The Texas AFL-CIO is an umbrella group for labor unions in Texas under the AFL-CIO. While it does not directly represent workers in negotiations, it speaks as the political voice for 70 affiliated unions and trades councils whose membership includes longshoremen, bricklayers, government employees, construction workers, roofers, and other employees. The group is one of 52 local federations that conduct activities in coordination with the AFL-CIO, the largest federation of labor unions in the country. The Texas AFL-CIO claims that its associated labor unions have 235,000 members.

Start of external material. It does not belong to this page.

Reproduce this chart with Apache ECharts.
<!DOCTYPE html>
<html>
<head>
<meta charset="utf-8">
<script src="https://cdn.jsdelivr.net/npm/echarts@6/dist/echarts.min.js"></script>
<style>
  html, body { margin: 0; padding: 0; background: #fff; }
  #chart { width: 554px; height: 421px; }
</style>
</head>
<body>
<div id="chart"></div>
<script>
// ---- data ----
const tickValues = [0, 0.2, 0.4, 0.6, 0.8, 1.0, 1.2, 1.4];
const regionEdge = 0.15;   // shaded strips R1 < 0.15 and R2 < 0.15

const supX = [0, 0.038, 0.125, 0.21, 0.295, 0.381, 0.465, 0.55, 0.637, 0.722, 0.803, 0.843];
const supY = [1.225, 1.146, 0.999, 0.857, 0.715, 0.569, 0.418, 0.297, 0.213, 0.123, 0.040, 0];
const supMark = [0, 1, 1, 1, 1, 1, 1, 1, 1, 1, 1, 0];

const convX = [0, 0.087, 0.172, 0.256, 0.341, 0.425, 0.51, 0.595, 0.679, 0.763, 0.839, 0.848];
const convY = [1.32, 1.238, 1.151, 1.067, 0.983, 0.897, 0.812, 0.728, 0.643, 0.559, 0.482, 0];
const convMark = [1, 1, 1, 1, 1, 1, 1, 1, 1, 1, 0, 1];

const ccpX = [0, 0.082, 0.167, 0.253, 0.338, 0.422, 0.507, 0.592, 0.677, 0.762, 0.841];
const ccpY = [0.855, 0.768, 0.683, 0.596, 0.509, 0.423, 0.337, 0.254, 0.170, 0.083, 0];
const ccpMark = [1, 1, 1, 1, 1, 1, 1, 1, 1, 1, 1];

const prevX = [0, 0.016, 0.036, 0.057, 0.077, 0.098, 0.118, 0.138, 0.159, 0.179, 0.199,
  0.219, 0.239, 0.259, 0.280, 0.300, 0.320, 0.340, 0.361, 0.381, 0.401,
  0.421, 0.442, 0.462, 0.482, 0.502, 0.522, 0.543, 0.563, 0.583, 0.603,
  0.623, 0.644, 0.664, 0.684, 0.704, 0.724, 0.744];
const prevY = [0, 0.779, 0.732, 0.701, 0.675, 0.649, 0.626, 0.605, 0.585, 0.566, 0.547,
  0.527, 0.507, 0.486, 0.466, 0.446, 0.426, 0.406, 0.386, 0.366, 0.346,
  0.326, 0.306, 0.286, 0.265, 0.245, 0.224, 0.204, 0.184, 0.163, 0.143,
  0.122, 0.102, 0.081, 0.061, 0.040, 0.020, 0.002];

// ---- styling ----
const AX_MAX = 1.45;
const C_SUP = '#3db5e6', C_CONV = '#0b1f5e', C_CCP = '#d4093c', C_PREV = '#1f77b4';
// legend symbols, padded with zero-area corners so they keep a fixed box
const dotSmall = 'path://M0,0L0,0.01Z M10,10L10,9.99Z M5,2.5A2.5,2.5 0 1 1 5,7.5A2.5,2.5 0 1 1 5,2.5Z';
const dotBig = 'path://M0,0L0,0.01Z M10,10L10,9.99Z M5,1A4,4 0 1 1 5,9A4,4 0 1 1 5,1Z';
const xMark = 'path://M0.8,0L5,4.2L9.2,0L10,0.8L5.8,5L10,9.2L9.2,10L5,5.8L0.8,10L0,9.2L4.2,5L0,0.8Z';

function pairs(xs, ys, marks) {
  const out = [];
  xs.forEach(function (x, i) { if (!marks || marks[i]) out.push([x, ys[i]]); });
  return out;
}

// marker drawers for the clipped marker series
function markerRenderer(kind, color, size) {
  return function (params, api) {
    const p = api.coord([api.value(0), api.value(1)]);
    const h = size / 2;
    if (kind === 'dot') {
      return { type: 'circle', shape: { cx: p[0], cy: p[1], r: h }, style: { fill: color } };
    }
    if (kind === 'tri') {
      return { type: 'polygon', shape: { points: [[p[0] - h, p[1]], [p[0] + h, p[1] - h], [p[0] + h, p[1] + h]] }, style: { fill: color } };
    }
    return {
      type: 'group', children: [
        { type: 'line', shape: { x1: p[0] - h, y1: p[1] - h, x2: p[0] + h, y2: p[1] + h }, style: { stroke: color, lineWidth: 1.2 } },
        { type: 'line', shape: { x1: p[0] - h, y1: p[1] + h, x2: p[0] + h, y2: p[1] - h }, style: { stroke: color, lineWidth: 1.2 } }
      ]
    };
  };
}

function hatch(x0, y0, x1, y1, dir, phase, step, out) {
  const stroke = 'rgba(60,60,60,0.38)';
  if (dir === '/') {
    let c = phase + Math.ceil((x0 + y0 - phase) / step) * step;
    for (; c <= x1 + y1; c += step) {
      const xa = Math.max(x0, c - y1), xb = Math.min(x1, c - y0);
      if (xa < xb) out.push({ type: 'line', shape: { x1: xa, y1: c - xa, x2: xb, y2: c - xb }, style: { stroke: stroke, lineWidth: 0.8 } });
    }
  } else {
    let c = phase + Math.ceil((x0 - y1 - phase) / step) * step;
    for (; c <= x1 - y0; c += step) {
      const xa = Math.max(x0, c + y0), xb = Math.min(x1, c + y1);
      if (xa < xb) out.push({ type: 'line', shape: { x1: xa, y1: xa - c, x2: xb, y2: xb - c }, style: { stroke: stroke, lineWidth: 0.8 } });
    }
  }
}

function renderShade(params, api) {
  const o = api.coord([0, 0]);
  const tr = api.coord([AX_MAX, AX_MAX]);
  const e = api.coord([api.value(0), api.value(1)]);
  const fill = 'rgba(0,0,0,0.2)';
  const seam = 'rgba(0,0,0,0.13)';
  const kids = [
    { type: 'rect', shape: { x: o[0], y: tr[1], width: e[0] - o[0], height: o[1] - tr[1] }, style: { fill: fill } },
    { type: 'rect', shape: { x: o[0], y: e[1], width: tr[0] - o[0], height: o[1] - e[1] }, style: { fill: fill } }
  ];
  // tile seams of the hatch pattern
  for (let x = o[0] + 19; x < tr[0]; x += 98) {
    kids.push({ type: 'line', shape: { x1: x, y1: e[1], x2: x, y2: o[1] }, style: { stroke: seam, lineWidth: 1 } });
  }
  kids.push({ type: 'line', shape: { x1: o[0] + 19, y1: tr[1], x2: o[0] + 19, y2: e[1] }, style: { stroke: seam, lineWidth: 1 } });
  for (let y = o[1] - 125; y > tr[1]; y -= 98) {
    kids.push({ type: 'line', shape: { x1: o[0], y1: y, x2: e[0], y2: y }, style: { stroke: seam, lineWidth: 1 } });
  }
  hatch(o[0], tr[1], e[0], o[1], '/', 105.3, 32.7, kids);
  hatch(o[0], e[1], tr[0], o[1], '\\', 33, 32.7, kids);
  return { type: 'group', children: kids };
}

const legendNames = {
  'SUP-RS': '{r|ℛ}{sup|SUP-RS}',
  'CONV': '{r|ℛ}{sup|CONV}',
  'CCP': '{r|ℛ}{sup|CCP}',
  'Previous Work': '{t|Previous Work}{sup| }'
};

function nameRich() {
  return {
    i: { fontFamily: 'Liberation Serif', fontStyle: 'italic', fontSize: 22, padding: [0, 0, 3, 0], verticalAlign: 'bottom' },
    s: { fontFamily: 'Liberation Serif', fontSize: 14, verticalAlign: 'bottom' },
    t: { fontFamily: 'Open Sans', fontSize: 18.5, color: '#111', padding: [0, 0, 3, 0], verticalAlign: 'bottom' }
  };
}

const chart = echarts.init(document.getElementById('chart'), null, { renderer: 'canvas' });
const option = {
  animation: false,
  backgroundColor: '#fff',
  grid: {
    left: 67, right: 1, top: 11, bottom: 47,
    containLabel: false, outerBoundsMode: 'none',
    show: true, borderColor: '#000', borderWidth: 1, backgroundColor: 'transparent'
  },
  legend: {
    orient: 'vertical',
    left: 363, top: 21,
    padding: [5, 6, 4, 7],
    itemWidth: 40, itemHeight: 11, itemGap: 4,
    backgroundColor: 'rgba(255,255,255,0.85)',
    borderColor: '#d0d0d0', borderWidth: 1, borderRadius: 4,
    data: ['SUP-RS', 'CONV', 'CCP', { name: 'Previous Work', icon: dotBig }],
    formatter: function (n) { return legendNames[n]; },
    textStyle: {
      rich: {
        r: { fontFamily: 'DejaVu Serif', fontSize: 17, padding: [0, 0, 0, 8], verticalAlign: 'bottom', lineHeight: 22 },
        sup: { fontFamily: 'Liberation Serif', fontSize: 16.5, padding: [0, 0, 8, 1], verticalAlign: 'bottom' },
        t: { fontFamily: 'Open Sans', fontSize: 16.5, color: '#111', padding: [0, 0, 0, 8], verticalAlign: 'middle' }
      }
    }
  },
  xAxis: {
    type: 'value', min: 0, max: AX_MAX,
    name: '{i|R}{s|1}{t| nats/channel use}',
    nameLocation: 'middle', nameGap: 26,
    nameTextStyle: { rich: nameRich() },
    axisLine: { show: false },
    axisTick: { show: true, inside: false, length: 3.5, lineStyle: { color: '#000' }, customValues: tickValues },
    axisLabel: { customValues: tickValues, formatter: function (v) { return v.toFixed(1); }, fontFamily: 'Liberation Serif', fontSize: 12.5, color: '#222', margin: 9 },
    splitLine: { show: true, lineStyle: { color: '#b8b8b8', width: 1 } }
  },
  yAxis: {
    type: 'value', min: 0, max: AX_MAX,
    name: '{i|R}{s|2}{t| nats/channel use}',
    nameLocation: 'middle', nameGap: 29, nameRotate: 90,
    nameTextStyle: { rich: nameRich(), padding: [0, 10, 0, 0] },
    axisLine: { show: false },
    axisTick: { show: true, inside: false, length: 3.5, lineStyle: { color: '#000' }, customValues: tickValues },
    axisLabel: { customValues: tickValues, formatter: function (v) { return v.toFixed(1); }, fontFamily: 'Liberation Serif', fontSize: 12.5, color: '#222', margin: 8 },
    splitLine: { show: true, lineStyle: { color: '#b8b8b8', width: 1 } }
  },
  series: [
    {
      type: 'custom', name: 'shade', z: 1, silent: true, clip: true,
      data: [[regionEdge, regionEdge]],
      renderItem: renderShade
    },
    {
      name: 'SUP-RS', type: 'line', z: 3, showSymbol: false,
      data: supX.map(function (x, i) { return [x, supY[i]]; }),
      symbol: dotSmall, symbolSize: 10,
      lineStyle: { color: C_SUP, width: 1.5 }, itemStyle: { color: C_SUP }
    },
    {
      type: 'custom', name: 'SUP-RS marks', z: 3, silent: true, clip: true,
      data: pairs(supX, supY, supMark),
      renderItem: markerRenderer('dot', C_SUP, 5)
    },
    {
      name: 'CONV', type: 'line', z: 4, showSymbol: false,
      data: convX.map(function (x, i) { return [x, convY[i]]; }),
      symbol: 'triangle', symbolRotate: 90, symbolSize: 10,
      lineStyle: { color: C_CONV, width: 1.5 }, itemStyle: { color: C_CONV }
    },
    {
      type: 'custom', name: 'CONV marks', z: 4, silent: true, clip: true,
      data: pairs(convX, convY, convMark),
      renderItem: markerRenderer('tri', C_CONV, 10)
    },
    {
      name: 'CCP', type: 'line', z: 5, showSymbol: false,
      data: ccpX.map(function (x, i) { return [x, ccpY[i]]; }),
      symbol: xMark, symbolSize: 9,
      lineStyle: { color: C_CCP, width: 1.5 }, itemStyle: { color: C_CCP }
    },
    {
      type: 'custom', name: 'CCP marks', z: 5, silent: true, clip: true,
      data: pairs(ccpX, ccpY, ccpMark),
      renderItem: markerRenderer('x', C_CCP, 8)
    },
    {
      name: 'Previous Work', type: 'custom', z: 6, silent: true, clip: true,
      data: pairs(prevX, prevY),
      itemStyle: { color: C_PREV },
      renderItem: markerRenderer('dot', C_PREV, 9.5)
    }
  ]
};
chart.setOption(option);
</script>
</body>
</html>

The Texas State AFL-CIO was created by the merger of the Texas State Federation of Labor and the Texas State CIO Council in 1957. The latter group had formed two decades earlier, as the Texas State Industrial Union Council, when industrial unionists split from the national American Federation of Labor.
Organized labor emerged as “a political and social force in Texas” after World War II. The CIO and AFL began endorsing statewide candidates in the 1940s, and in 1958, the newly merged AFL-CIO began rating state lawmakers and getting involved in legislative races. Union membership in Texas peaked around 1960, at 400,000 members, including 375,000 members of AFL-CIO affiliates.

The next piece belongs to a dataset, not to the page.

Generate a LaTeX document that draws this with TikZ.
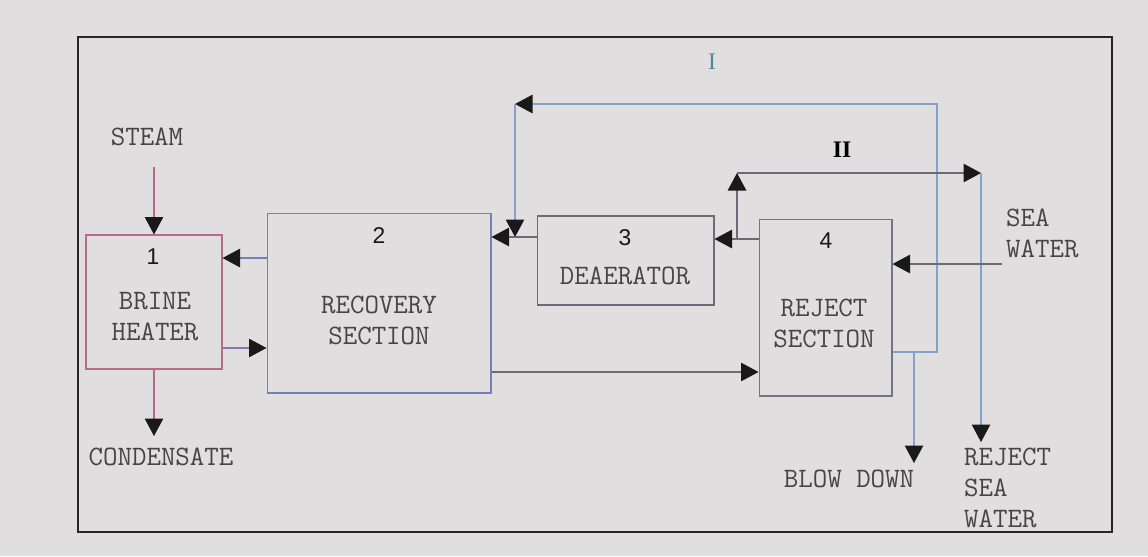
\documentclass[tikz,border=0pt]{standalone}
\usepackage{fontspec}
\setmainfont{Liberation Serif}
\newfontfamily\numfont{Liberation Sans}
\usetikzlibrary{positioning,arrows.meta}
\definecolor{paper}{HTML}{E0DEDF}
\definecolor{txt}{HTML}{454545}
\definecolor{heatpink}{HTML}{B86A8C}
\definecolor{recblue}{HTML}{7480B8}
\definecolor{boxgray}{HTML}{6A6A78}
\definecolor{loopblue}{HTML}{86A2CC}
\definecolor{romteal}{HTML}{4C8A98}

\begin{document}
\begin{tikzpicture}[x=0.02cm,y=-0.02cm,
  every node/.style={font=\ttfamily\fontsize{16}{17.6}\selectfont,text=txt},
  blk/.style={draw,line width=0.6pt,inner sep=0pt},
  num/.style={font=\numfont\fontsize{13}{14}\selectfont,text=black!90},
  rom/.style={font=\fontsize{13.5}{15}\selectfont},
  fl/.style={line width=0.6pt,-{Triangle[length=0.35cm,width=0.37cm,color=black!90]}}]

\fill[paper] (0,0) rectangle (1148,556);
\useasboundingbox (0,0) rectangle (1148,556);
\draw[line width=1.6pt,black!85] (78,37) rectangle (1112,532);

% units
\node[blk,draw=heatpink,minimum width=2.72cm,minimum height=2.68cm] (b1) at (154,302) {};
\node[blk,draw=recblue,minimum width=4.48cm,minimum height=3.6cm] (b2) at (379,303) {};
\node[blk,draw=boxgray,minimum width=3.54cm,minimum height=1.78cm] (b3) at (625.5,260.5) {};
\node[blk,draw=boxgray!80!loopblue,minimum width=2.66cm,minimum height=3.54cm] (b4) at (825.5,307.5) {};

\node[num] (n1) at (153,257) {1};
\node[num] (n2) at (379,236) {2};
\node[num] (n3) at (625,238) {3};
\node[num] (n4) at (826,241) {4};

\node[align=center] (t1) at (155,317) {BRINE\\HEATER};
\node[align=center] (t2) at (379,320) {RECOVERY\\SECTION};
\node (t3) at (625,276) {DEAERATOR};
\node[align=center] (t4) at (824,323) {REJECT\\SECTION};

% streams
\node (steam) at (147,137) {STEAM};
\node (cond) at (161,457) {CONDENSATE};
\node[align=left,anchor=west] (sea) at (1000,233) {SEA\\WATER};
\node (blow) at (849,479) {BLOW DOWN};
\node[align=left,anchor=west] (rej) at (958,488) {REJECT\\SEA\\WATER};
\node[rom,text=romteal] (r1) at (712,62) {I};
\node[rom,text=black] (r2lbl) at (842,150) {\textbf{II}};

\coordinate (stm) at (154,167);
\coordinate (cnd) at (154,436);
\draw[fl,heatpink] (stm) -- (b1.north);
\draw[fl,heatpink] (b1.south) -- (cnd);

\draw[fl,recblue] ([yshift=0.9cm]b2.west) -- ([yshift=0.9cm]b2.west -| b1.east);
\draw[fl,recblue!70!heatpink] ([yshift=-0.92cm]b1.east) -- ([yshift=-0.92cm]b1.east -| b2.west);
\draw[fl,boxgray] ([yshift=-1.38cm]b2.east) -- ([yshift=-1.38cm]b2.east -| b4.west);

% loop I
\coordinate (o1) at (937,352);
\coordinate (u1) at (937,104);
\coordinate (c1) at (515,104);
\coordinate (j1) at (515,237);
\draw[fl,loopblue] (b4.east |- o1) -- (o1) -- (u1) -- (c1);
\draw[fl,loopblue] (c1) -- (j1);
\draw[fl,boxgray] (b3.west |- j1) -- (b2.east |- j1);

\coordinate (bd0) at (914,352);
\coordinate (bd1) at (914,463);
\draw[fl,loopblue] (bd0) -- (bd1);

% loop II
\coordinate (j2) at (737,239);
\coordinate (c2) at (737,173);
\coordinate (rt2) at (981,173);
\coordinate (rsw) at (981,442);
\draw[fl,boxgray] (b4.west |- j2) -- (b3.east |- j2);
\draw[fl,boxgray] (j2) -- (c2);
\draw[fl,boxgray] (c2) -- (rt2);
\draw[fl,loopblue] (rt2) -- (rsw);

\coordinate (sw) at (1002,264);
\draw[fl,boxgray] (sw) -- (sw -| b4.east);
\end{tikzpicture}
\end{document}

Union influence in Texas has declined as the state has become more Hispanic and more women have entered the workforce. Another key factor has been the decline of union-heavy sectors such as mining and manufacturing. During the Texas oil bust of the 1980s, membership in the AFL-CIO declined from 300,000 in 1984 to 220,000 in 1989.

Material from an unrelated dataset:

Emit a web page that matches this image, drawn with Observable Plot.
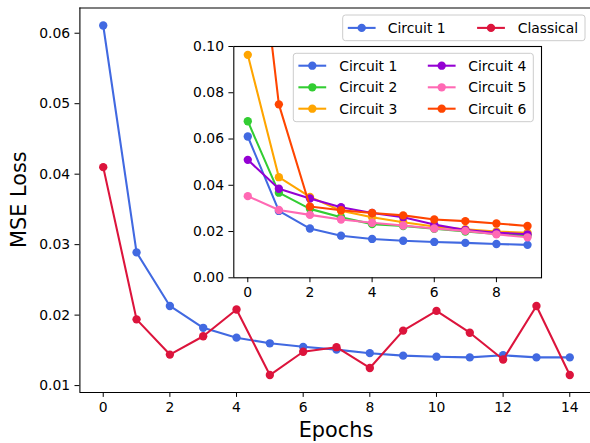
<!DOCTYPE html>
<html><head><meta charset="utf-8">
<script src="https://cdn.jsdelivr.net/npm/d3@7"></script>
<script src="https://cdn.jsdelivr.net/npm/@observablehq/plot@0.6"></script>
<style>
body{margin:0;background:white;}
#wrap{position:relative;width:590px;height:443px;overflow:hidden;font-family:"DejaVu Sans",sans-serif;background:white;}
#wrap svg{position:absolute;left:0;top:0;}
</style></head><body><div id="wrap"></div>
<script>
// ---- data ----
const mainEpochs = [0,1,2,3,4,5,6,7,8,9,10,11,12,13,14];
const circuit1 = [0.0611,0.0289,0.0213,0.0182,0.0168,0.0160,0.0155,0.0151,0.0146,0.01425,0.0141,0.0140,0.0143,0.0140,0.0140];
const classical = [0.0410,0.0194,0.0144,0.0170,0.0208,0.0115,0.0148,0.01545,0.0125,0.0178,0.0206,0.0175,0.0137,0.0213,0.0115];
const insetEpochs = [0,1,2,3,4,5,6,7,8,9];
const circuit2 = [0.0677,0.0368,0.0298,0.0262,0.0232,0.0224,0.0212,0.0200,0.0190,0.0183];
const circuit3 = [0.0964,0.0435,0.0350,0.0290,0.0262,0.0240,0.0222,0.0210,0.0200,0.0195];
const circuit4 = [0.0510,0.0385,0.0343,0.0305,0.0280,0.0262,0.0230,0.0207,0.0195,0.0188];
const circuit5 = [0.0353,0.0293,0.0272,0.0252,0.0238,0.0226,0.0213,0.0203,0.0188,0.0175];
const circuit6 = [0.19,0.0750,0.0308,0.0292,0.0280,0.0270,0.0252,0.0245,0.0235,0.0224];
const mainTicksX = [0,2,4,6,8,10,12,14];
const mainTicksY = [0.01,0.02,0.03,0.04,0.05,0.06];
const insetTicksX = [0,2,4,6,8];
const insetTicksY = [0.00,0.02,0.04,0.06,0.08,0.10];
const mainNames = ["Circuit 1","Classical"];
const insetNames = ["Circuit 1","Circuit 2","Circuit 3","Circuit 4","Circuit 5","Circuit 6"];
const colorOf = {"Circuit 1":"#4169E1","Classical":"#DC143C","Circuit 2":"#32CD32","Circuit 3":"#FFA500","Circuit 4":"#9400D3","Circuit 5":"#FF69B4","Circuit 6":"#FF4500"};
const xLabel = "Epochs", yLabel = "MSE Loss";

// ---- tables ----
const mainSeries = {"Circuit 1": circuit1, "Classical": classical};
const insetSeries = {"Circuit 1": circuit1.slice(0,10), "Circuit 2": circuit2, "Circuit 3": circuit3, "Circuit 4": circuit4, "Circuit 5": circuit5, "Circuit 6": circuit6};
const toRows = (epochs, vals, name) => epochs.map((e,i)=>({epoch:e, loss:vals[i], series:name}));

const W = 590, H = 443;
const LW = 2.08, R = 4.17, FS = 13.9, TK = 4.9;
const wrap = document.getElementById("wrap");

// main
const allMain = [...circuit1, ...classical];
const ext = d3.extent(allMain), pad = 0.05*(ext[1]-ext[0]);
const yDom = [ext[0]-pad, ext[1]+pad];
const xDom = [-0.7, 14.7];
const mainMarks = [];
for (const n of mainNames) {
  const rows = toRows(mainEpochs, mainSeries[n], n);
  mainMarks.push(Plot.line(rows, {x:"epoch", y:"loss", stroke: colorOf[n], strokeWidth: LW}));
  mainMarks.push(Plot.dot(rows, {x:"epoch", y:"loss", r: R, fill: colorOf[n], stroke: "none"}));
}
const mainPlot = Plot.plot({
  width: W, height: H,
  marginLeft: 79.4, marginRight: 0, marginTop: 7.5, marginBottom: 51,
  style: {fontFamily: "DejaVu Sans", fontSize: FS + "px", color: "black", background: "transparent", overflow: "visible"},
  x: {domain: xDom, range: [79.4, 592.6]},
  y: {domain: yDom},
  marks: [
    ...mainMarks,
    Plot.ruleX([xDom[0]], {stroke: "black", strokeWidth: 1.1}),
    Plot.ruleY([yDom[0], yDom[1]], {stroke: "black", strokeWidth: 1.1}),
    Plot.axisX({ticks: mainTicksX, tickSize: TK, tickPadding: 4.9, label: null, tickFormat: d => String(d), fontSize: FS}),
    Plot.axisY({ticks: mainTicksY, tickSize: TK, tickPadding: 4.9, label: null, tickFormat: d => d.toFixed(2), fontSize: FS})
  ]
});
wrap.appendChild(mainPlot);
const ms = d3.select(mainPlot);
ms.append("text").attr("x", 336).attr("y", 437).attr("text-anchor","middle")
  .attr("font-size","20.8px").attr("font-family","DejaVu Sans").attr("fill","black").text(xLabel);
ms.append("text").attr("transform","translate(26,199.7) rotate(-90)").attr("text-anchor","middle")
  .attr("font-size","20.8px").attr("font-family","DejaVu Sans").attr("fill","black").text(yLabel);

// inset
const ixDom = [-0.45, 9.45], iyDom = [0, 0.10];
const insetMarks = [];
for (const n of insetNames) {
  const rows = toRows(insetEpochs, insetSeries[n], n);
  insetMarks.push(Plot.line(rows, {x:"epoch", y:"loss", stroke: colorOf[n], strokeWidth: LW, clip: true}));
  insetMarks.push(Plot.dot(rows, {x:"epoch", y:"loss", r: R, fill: colorOf[n], stroke: "none", clip: true}));
}
const insetPlot = Plot.plot({
  width: W, height: H,
  marginLeft: 233.3, marginRight: 49, marginTop: 46, marginBottom: 165.7,
  style: {fontFamily: "DejaVu Sans", fontSize: FS + "px", color: "black", background: "transparent", overflow: "visible"},
  x: {domain: ixDom},
  y: {domain: iyDom},
  marks: [
    Plot.frame({fill: "white", stroke: "none"}),
    ...insetMarks,
    Plot.frame({stroke: "black", strokeWidth: 1.1}),
    Plot.axisX({ticks: insetTicksX, tickSize: TK, tickPadding: 4.9, label: null, tickFormat: d => String(d), fontSize: FS}),
    Plot.axisY({ticks: insetTicksY, tickSize: TK, tickPadding: 4.9, label: null, tickFormat: d => d.toFixed(2), fontSize: FS})
  ]
});
wrap.appendChild(insetPlot);

// legends overlay
const ov = d3.select(wrap).append("svg").attr("width", W).attr("height", H)
  .attr("font-family","DejaVu Sans").attr("font-size", FS + "px");
function legend(box, entries) {
  ov.append("rect").attr("x", box.x).attr("y", box.y).attr("width", box.w).attr("height", box.h)
    .attr("rx", 2.8).attr("fill", "white").attr("fill-opacity", 0.8).attr("stroke", "#cccccc").attr("stroke-width", 1);
  for (const e of entries) {
    const g = ov.append("g");
    g.append("line").attr("x1", e.mx - 13.9).attr("x2", e.mx + 13.9).attr("y1", e.y).attr("y2", e.y)
      .attr("stroke", colorOf[e.name]).attr("stroke-width", LW);
    g.append("circle").attr("cx", e.mx).attr("cy", e.y).attr("r", R).attr("fill", colorOf[e.name]);
    g.append("text").attr("x", e.tx).attr("y", e.y + 5).attr("fill", "black").text(e.name);
  }
}
legend({x: 342.7, y: 15, w: 242.3, h: 25.7}, mainNames.map((n,i) => ({name: n, mx: [361.7, 491][i], tx: [387.7, 517.7][i], y: 27.9})));
legend({x: 293.3, y: 53.3, w: 240, h: 68.4}, insetNames.map((n,i) => ({
  name: n, mx: i < 3 ? 312.3 : 441.7, tx: i < 3 ? 339.3 : 468.3, y: [65.7, 87.3, 108.7][i % 3]})));
</script></body></html>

The state’s pro-business climate has also prevented unions from dominating political debates. The state’s rate of union membership, at 4 percent, is under half the national rate, as it has been since at least 2000.
The Texas AFL-CIO has in recent years searched for new strategies to remain relevant as the nature of work has changed, with contracting and outsourcing becoming more prevalent. In Texas, the union has broadened the scope of its activities, getting involved in debates over immigration, the minimum wage, and identity politics.
Politics and Policy
The AFL-CIO’s high-water point politically in Texas was the 1982 Democratic sweep of statewide offices. Labor’s influence has been more muted since then. In 1991, the group opened up endorsements to candidates beyond Democrats in general elections.
Workers’ Compensation Law (1989-1995)
In 1989, the Texas Legislature met in two special sessions on workers’ compensation, passing a bill that supporters said would reduce runaway costs but that labor groups said were unfair to workers.  Texas’ workers’ compensation rates were some of the highest in the country. Under the measure, lawyers’ fees in workers’ compensation cases were limited, and the maximum benefit was increased. The bill put restrictions on death benefits and allowed employers to self-insure. The bill specified that injured workers would choose from an approved list of doctors.
In November 1990, the Texas AFL-CIO sued to stop the measure from going into effect, and the next month a district judge blocked most of the new law, finding it unconstitutional. The law was allowed to take effect as scheduled in 1992, even though appeals were pending.
Inmate Labor (1995-1996)
In 1995, the Texas AFL-CIO drew attention to a program under which companies employed state inmates to produce their products, with the state withholding a portion of the inmates’ pay. The labor group said the program was unfair because companies using the program had lower overhead and could shift work to inmate work centers from other locations. Over the objections of the AFL-CIO, the state comptroller in 1996 recommended expansion of the prison industries program.
Workers’ Compensation (2005)
In 2005, the state Legislature passed a bill to create managed care doctor networks and increase benefits by up to 12 percent under its workers’ comp system. The system had been criticized as too costly by industry and labor groups, and the AFL-CIO went along cautiously with the reforms.
Texas Future Project (2014)
See Texas Future Project (for-profit)
In 2014 the late prominent Democratic donor and trial lawyer Steve Mostyn announced a project modeled on the national Democracy Alliance to strengthen Democratic Party power in the state. The Texas Future Project would not collect money directly but would coordinate donations and strategy among left-leaning groups. Unions including the AFL-CIO helped start the project.
Union Dues Collection (2017)
In 2017 the state Senate passed a bill to stop automatic payroll deduction of union dues for certain public employees. The bill covered the collection of dues for state employees and teachers but exempted firefighters and police. Supporters said government should not play a role in collecting union dues, which for teachers in Texas topped $115 million from 2010 through 2016.  Opponents including the AFL-CIO said the measure would put undue burden on members to pay dues separately. A companion measure in the House failed to pass.
A similar measure failed to pass in 2015.
Texas AFL-CIO lists two related organizations:
AFL-CIO state COPE fund. The political committee files with the state Ethics Commission as the State COPE Fund and had $127,223 on hand as of July 15, 2017.